Task goal: Copy the data exactly; pictures stay out of the copy.
★ ★ ★
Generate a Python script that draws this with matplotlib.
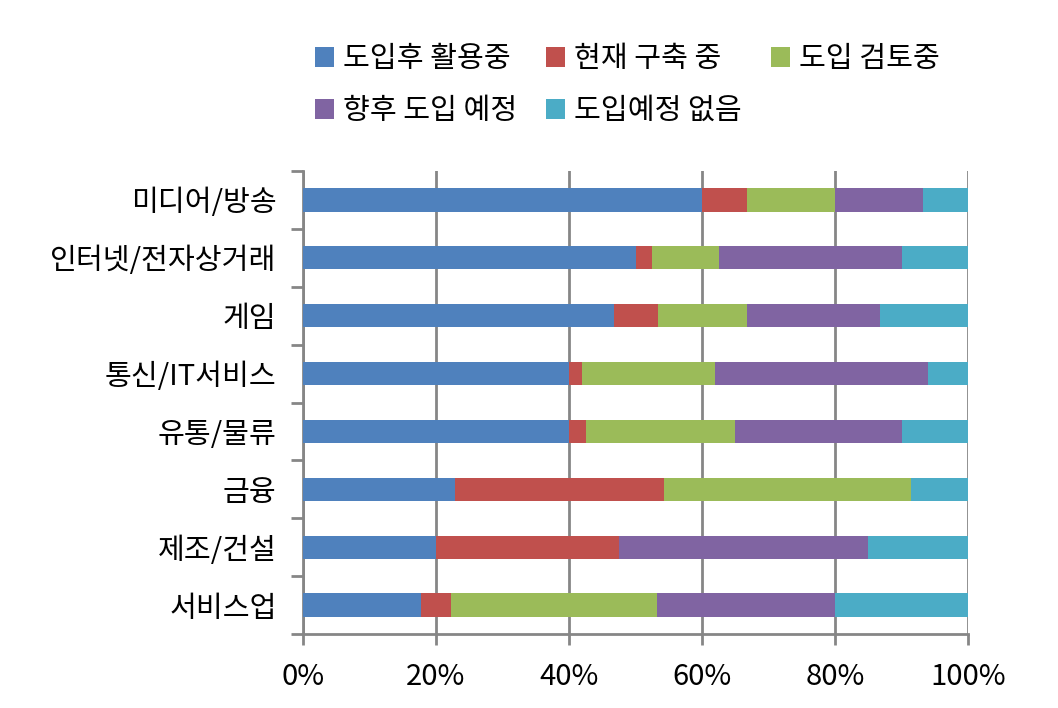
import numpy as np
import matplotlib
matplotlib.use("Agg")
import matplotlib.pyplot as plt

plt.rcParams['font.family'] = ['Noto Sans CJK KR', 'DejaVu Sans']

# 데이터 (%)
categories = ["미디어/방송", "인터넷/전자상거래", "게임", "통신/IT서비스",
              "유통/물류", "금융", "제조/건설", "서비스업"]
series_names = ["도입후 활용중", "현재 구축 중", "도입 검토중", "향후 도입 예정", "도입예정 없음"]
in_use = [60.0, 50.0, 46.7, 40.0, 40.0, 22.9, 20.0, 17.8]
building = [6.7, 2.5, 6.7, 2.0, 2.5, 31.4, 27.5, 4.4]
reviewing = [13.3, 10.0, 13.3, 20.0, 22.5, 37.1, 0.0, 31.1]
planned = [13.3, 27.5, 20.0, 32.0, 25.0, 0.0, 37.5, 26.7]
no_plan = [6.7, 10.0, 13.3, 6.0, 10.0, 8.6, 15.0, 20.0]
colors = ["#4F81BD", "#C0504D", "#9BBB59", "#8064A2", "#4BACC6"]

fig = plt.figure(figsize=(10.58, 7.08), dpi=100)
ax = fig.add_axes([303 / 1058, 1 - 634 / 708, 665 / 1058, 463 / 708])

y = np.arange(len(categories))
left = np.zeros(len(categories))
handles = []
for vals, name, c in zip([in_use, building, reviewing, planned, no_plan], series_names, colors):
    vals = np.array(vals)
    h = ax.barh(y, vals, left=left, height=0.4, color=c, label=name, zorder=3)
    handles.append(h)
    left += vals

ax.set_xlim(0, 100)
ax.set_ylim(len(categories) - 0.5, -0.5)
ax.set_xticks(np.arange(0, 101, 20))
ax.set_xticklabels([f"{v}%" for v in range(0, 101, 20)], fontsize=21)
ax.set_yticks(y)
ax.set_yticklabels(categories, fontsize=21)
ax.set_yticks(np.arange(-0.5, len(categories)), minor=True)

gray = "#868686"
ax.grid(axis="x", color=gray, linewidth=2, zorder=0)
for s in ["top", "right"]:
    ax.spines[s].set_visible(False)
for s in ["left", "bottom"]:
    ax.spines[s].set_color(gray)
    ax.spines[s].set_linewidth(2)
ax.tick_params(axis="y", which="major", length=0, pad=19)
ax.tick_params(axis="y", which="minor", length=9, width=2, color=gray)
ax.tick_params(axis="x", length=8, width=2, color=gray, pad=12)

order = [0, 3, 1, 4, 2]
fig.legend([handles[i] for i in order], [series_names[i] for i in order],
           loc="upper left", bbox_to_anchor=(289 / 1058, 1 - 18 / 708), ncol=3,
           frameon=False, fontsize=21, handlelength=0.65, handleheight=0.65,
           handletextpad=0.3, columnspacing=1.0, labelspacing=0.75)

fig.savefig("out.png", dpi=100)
★ ★ ★
Finished task:
Generate a Python script that draws this with matplotlib.
import numpy as np
import matplotlib
matplotlib.use("Agg")
import matplotlib.pyplot as plt

plt.rcParams['font.family'] = ['Noto Sans CJK KR', 'DejaVu Sans']

# 데이터 (%)
categories = ["미디어/방송", "인터넷/전자상거래", "게임", "통신/IT서비스",
              "유통/물류", "금융", "제조/건설", "서비스업"]
series_names = ["도입후 활용중", "현재 구축 중", "도입 검토중", "향후 도입 예정", "도입예정 없음"]
in_use = [60.0, 50.0, 46.7, 40.0, 40.0, 22.9, 20.0, 17.8]
building = [6.7, 2.5, 6.7, 2.0, 2.5, 31.4, 27.5, 4.4]
reviewing = [13.3, 10.0, 13.3, 20.0, 22.5, 37.1, 0.0, 31.1]
planned = [13.3, 27.5, 20.0, 32.0, 25.0, 0.0, 37.5, 26.7]
no_plan = [6.7, 10.0, 13.3, 6.0, 10.0, 8.6, 15.0, 20.0]
colors = ["#4F81BD", "#C0504D", "#9BBB59", "#8064A2", "#4BACC6"]

fig = plt.figure(figsize=(10.58, 7.08), dpi=100)
ax = fig.add_axes([303 / 1058, 1 - 634 / 708, 665 / 1058, 463 / 708])

y = np.arange(len(categories))
left = np.zeros(len(categories))
handles = []
for vals, name, c in zip([in_use, building, reviewing, planned, no_plan], series_names, colors):
    vals = np.array(vals)
    h = ax.barh(y, vals, left=left, height=0.4, color=c, label=name, zorder=3)
    handles.append(h)
    left += vals

ax.set_xlim(0, 100)
ax.set_ylim(len(categories) - 0.5, -0.5)
ax.set_xticks(np.arange(0, 101, 20))
ax.set_xticklabels([f"{v}%" for v in range(0, 101, 20)], fontsize=21)
ax.set_yticks(y)
ax.set_yticklabels(categories, fontsize=21)
ax.set_yticks(np.arange(-0.5, len(categories)), minor=True)

gray = "#868686"
ax.grid(axis="x", color=gray, linewidth=2, zorder=0)
for s in ["top", "right"]:
    ax.spines[s].set_visible(False)
for s in ["left", "bottom"]:
    ax.spines[s].set_color(gray)
    ax.spines[s].set_linewidth(2)
ax.tick_params(axis="y", which="major", length=0, pad=19)
ax.tick_params(axis="y", which="minor", length=9, width=2, color=gray)
ax.tick_params(axis="x", length=8, width=2, color=gray, pad=12)

order = [0, 3, 1, 4, 2]
fig.legend([handles[i] for i in order], [series_names[i] for i in order],
           loc="upper left", bbox_to_anchor=(289 / 1058, 1 - 18 / 708), ncol=3,
           frameon=False, fontsize=21, handlelength=0.65, handleheight=0.65,
           handletextpad=0.3, columnspacing=1.0, labelspacing=0.75)

fig.savefig("out.png", dpi=100)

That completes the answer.